Here’s a comprehensive solution addressing all three aspects of your OAuth2 token management issue:
1. OAuth2 Refresh Token Flow Implementation
Implement proactive token refresh in your sync job. Before each batch operation, check token validity:
if (currentTime + 300 > tokenExpiryTime) {
refreshAccessToken(refreshToken);
updateStoredTokens(newAccess, newRefresh);
}
This checks 5 minutes before expiry and refreshes preemptively. Never wait for 401 errors to trigger refresh - that causes batch failures and data inconsistencies.
2. Long-Running Sync Job Handling
For multi-hour sync operations, implement a token refresh wrapper around your batch processing:
- Store initial token expiry timestamp (issued_at + expires_in)
- Before each batch API call, validate token freshness
- Use a thread-safe token store if running parallel sync jobs
- Log all token refresh operations with timestamps for debugging
Key pattern: Treat token management as a cross-cutting concern, not batch-specific logic. Create a dedicated TokenManager class that your sync service depends on.

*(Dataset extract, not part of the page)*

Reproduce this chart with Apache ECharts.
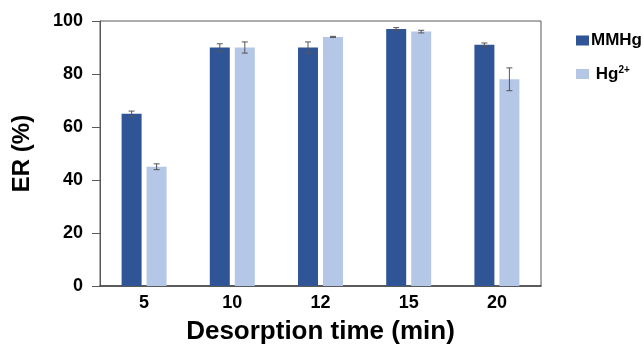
<!DOCTYPE html>
<html>
<head>
<meta charset="utf-8">
<script src="https://cdn.jsdelivr.net/npm/echarts@6/dist/echarts.min.js"></script>
<style>
html, body { margin: 0; padding: 0; background: #fff; }
#chart { width: 644px; height: 345px; }
</style>
</head>
<body>
<div id="chart"></div>
<script>
var times = ['5', '10', '12', '15', '20'];
var mmhg = [65, 90, 90, 97, 91];
var mmhgErr = [1, 1.4, 2.1, 0.5, 0.7];
var hg = [45, 90, 94, 96, 78];
var hgErr = [1.1, 2.1, 0.2, 0.5, 4.3];
var yTicks = [0, 20, 40, 60, 80, 100];

var font = 'Liberation Sans, Arial, sans-serif';

function errorSeries(values, errs, offset) {
    var data = values.map(function (v, i) { return [i, v - errs[i], v + errs[i]]; });
    return {
        type: 'custom',
        silent: true,
        z: 10,
        data: data,
        renderItem: function (params, api) {
            var lo = api.coord([api.value(0), api.value(1)]);
            var hi = api.coord([api.value(0), api.value(2)]);
            var x = lo[0] + offset;
            var w = 3;
            var style = { stroke: '#555', lineWidth: 1 };
            return {
                type: 'group',
                children: [
                    { type: 'line', shape: { x1: x, y1: lo[1], x2: x, y2: hi[1] }, style: style },
                    { type: 'line', shape: { x1: x - w, y1: lo[1], x2: x + w, y2: lo[1] }, style: style },
                    { type: 'line', shape: { x1: x - w, y1: hi[1], x2: x + w, y2: hi[1] }, style: style }
                ]
            };
        }
    };
}

var myChart = echarts.init(document.getElementById('chart'));
var option = {
    animation: false,
    textStyle: { fontFamily: font },
    grid: {
        left: 100, right: 103, top: 21, bottom: 59,
        outerBoundsMode: 'none',
        containLabel: false,
        show: true, borderColor: '#595959', borderWidth: 1
    },
    legend: {
        orient: 'vertical',
        left: 571,
        top: 27,
        itemWidth: 13,
        itemHeight: 10,
        itemGap: 16,
        icon: 'rect',
        data: ['MMHg', 'Hg2+'],
        formatter: function (name) {
            return name === 'Hg2+' ? ' Hg{sup|2+}' : name;
        },
        textStyle: {
            fontFamily: font,
            fontWeight: 'bold',
            fontSize: 17,
            color: '#000',
            padding: [0, 0, 0, -3],
            rich: {
                sup: { fontSize: 10, fontWeight: 'bold', verticalAlign: 'top', padding: [0, 0, 8, 0] }
            }
        }
    },
    xAxis: {
        type: 'category',
        data: times,
        name: 'Desorption time (min)',
        nameLocation: 'middle',
        nameGap: 33,
        nameTextStyle: { fontFamily: font, fontWeight: 'bold', fontSize: 26, color: '#000' },
        axisLine: { lineStyle: { color: '#404040', width: 1.5 } },
        axisTick: { show: false },
        axisLabel: { fontFamily: font, fontWeight: 'bold', fontSize: 18, color: '#000', margin: 8 }
    },
    yAxis: {
        type: 'value',
        min: 0,
        max: 100,
        interval: 20,
        name: 'ER (%)',
        nameLocation: 'middle',
        nameGap: 66,
        nameTextStyle: { fontFamily: font, fontWeight: 'bold', fontSize: 24, color: '#000' },
        axisLine: { show: true, lineStyle: { color: '#595959' } },
        axisTick: { show: true, length: 8, lineStyle: { color: '#595959' } },
        splitLine: { show: false },
        axisLabel: {
            fontFamily: font, fontWeight: 'bold', fontSize: 18, color: '#000', margin: 17,
            formatter: function (v) { return yTicks.indexOf(v) >= 0 ? String(v) : ''; }
        }
    },
    series: [
        {
            name: 'MMHg', type: 'bar', data: mmhg, barWidth: 20, barGap: '25%',
            itemStyle: { color: '#2F5597' }
        },
        {
            name: 'Hg2+', type: 'bar', data: hg, barWidth: 20,
            itemStyle: { color: '#B4C7E7' }
        },
        errorSeries(mmhg, mmhgErr, -12.5),
        errorSeries(hg, hgErr, 12.5)
    ]
};
myChart.setOption(option);
</script>
</body>
</html>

3. API Error 401 Troubleshooting
When 401 errors occur despite refresh logic:
- Verify refresh token hasn’t expired (90-day default in Zendesk Sell)
- Check that you’re updating BOTH access and refresh tokens after each refresh (refresh tokens are single-use)
- Confirm your Integration Hub API credentials have correct scopes (contacts:write, contacts:read)
- Monitor token endpoint rate limits (max 10 refresh requests per minute)
- Implement exponential backoff for transient failures: 2s, 4s, 8s delays
Common pitfall: Reusing the same refresh token multiple times. Each refresh operation returns a NEW refresh token that must replace the old one in your secure storage.
Implementation Best Practices:
- Store tokens encrypted in your database with expiry timestamps
- Implement a token refresh mutex for concurrent sync jobs
- Set up monitoring alerts for refresh failures (>3 failures = investigation needed)
- Test token refresh logic with artificially short token lifespans (5-minute tokens) in staging
- Document token lifecycle in your integration runbook
For your specific 50k+ record sync scenario, this approach will handle the 45+ minute runtime without interruption. The proactive refresh ensures the token is always valid when batches execute, eliminating the random 401 failures you’re experiencing between batches 85-95.
If you need to handle even longer sync jobs (4+ hours), consider implementing a job checkpoint system that can resume from the last successful batch if any catastrophic failure occurs. This pairs well with the token refresh logic and provides additional resilience for large-scale data migrations.